* Provided data
/---
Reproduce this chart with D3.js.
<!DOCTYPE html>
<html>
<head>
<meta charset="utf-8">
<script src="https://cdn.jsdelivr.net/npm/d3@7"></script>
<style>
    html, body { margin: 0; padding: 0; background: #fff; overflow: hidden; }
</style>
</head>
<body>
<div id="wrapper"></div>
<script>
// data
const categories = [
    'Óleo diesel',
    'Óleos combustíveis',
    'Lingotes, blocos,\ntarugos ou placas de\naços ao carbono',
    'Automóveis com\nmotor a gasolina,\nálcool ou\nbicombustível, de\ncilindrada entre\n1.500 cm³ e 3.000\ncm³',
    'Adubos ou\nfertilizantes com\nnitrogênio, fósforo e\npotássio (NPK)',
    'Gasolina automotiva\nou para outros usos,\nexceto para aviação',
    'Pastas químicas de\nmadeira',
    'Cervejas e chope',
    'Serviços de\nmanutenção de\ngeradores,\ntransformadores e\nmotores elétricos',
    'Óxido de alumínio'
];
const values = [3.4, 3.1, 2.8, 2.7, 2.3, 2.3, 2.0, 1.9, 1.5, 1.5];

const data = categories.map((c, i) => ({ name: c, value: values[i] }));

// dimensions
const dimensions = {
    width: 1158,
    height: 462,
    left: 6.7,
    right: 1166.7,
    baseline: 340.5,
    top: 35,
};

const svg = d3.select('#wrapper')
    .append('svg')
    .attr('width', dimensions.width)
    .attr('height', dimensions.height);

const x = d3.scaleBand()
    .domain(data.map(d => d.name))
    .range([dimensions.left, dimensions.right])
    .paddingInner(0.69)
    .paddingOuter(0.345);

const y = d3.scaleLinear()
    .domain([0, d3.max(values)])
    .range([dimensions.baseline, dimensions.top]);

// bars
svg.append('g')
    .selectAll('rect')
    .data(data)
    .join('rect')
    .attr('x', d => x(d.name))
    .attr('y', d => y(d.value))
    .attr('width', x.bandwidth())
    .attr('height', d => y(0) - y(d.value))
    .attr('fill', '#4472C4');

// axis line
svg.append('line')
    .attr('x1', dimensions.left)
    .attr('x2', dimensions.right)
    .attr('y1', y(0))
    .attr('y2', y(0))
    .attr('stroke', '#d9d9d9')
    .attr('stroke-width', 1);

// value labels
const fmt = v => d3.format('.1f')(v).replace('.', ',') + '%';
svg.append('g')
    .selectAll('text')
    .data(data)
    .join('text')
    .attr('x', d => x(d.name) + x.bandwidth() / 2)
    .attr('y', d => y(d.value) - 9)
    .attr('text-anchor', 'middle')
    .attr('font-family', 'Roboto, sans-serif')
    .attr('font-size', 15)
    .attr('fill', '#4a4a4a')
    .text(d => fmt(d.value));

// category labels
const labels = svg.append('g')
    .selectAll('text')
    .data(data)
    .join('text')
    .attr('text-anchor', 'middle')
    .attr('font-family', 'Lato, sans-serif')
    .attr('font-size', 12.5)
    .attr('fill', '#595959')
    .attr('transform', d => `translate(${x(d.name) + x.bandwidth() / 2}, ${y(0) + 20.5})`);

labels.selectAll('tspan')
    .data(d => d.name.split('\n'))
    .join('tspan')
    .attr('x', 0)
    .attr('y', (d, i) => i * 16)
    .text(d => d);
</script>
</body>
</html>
\---
Return every line of the material exactly.

Reproduce this chart with D3.js.
<!DOCTYPE html>
<html>
<head>
<meta charset="utf-8">
<script src="https://cdn.jsdelivr.net/npm/d3@7"></script>
<style>
    html, body { margin: 0; padding: 0; background: #fff; overflow: hidden; }
</style>
</head>
<body>
<div id="wrapper"></div>
<script>
// data
const categories = [
    'Óleo diesel',
    'Óleos combustíveis',
    'Lingotes, blocos,\ntarugos ou placas de\naços ao carbono',
    'Automóveis com\nmotor a gasolina,\nálcool ou\nbicombustível, de\ncilindrada entre\n1.500 cm³ e 3.000\ncm³',
    'Adubos ou\nfertilizantes com\nnitrogênio, fósforo e\npotássio (NPK)',
    'Gasolina automotiva\nou para outros usos,\nexceto para aviação',
    'Pastas químicas de\nmadeira',
    'Cervejas e chope',
    'Serviços de\nmanutenção de\ngeradores,\ntransformadores e\nmotores elétricos',
    'Óxido de alumínio'
];
const values = [3.4, 3.1, 2.8, 2.7, 2.3, 2.3, 2.0, 1.9, 1.5, 1.5];

const data = categories.map((c, i) => ({ name: c, value: values[i] }));

// dimensions
const dimensions = {
    width: 1158,
    height: 462,
    left: 6.7,
    right: 1166.7,
    baseline: 340.5,
    top: 35,
};

const svg = d3.select('#wrapper')
    .append('svg')
    .attr('width', dimensions.width)
    .attr('height', dimensions.height);

const x = d3.scaleBand()
    .domain(data.map(d => d.name))
    .range([dimensions.left, dimensions.right])
    .paddingInner(0.69)
    .paddingOuter(0.345);

const y = d3.scaleLinear()
    .domain([0, d3.max(values)])
    .range([dimensions.baseline, dimensions.top]);

// bars
svg.append('g')
    .selectAll('rect')
    .data(data)
    .join('rect')
    .attr('x', d => x(d.name))
    .attr('y', d => y(d.value))
    .attr('width', x.bandwidth())
    .attr('height', d => y(0) - y(d.value))
    .attr('fill', '#4472C4');

// axis line
svg.append('line')
    .attr('x1', dimensions.left)
    .attr('x2', dimensions.right)
    .attr('y1', y(0))
    .attr('y2', y(0))
    .attr('stroke', '#d9d9d9')
    .attr('stroke-width', 1);

// value labels
const fmt = v => d3.format('.1f')(v).replace('.', ',') + '%';
svg.append('g')
    .selectAll('text')
    .data(data)
    .join('text')
    .attr('x', d => x(d.name) + x.bandwidth() / 2)
    .attr('y', d => y(d.value) - 9)
    .attr('text-anchor', 'middle')
    .attr('font-family', 'Roboto, sans-serif')
    .attr('font-size', 15)
    .attr('fill', '#4a4a4a')
    .text(d => fmt(d.value));

// category labels
const labels = svg.append('g')
    .selectAll('text')
    .data(data)
    .join('text')
    .attr('text-anchor', 'middle')
    .attr('font-family', 'Lato, sans-serif')
    .attr('font-size', 12.5)
    .attr('fill', '#595959')
    .attr('transform', d => `translate(${x(d.name) + x.bandwidth() / 2}, ${y(0) + 20.5})`);

labels.selectAll('tspan')
    .data(d => d.name.split('\n'))
    .join('tspan')
    .attr('x', 0)
    .attr('y', (d, i) => i * 16)
    .text(d => d);
</script>
</body>
</html>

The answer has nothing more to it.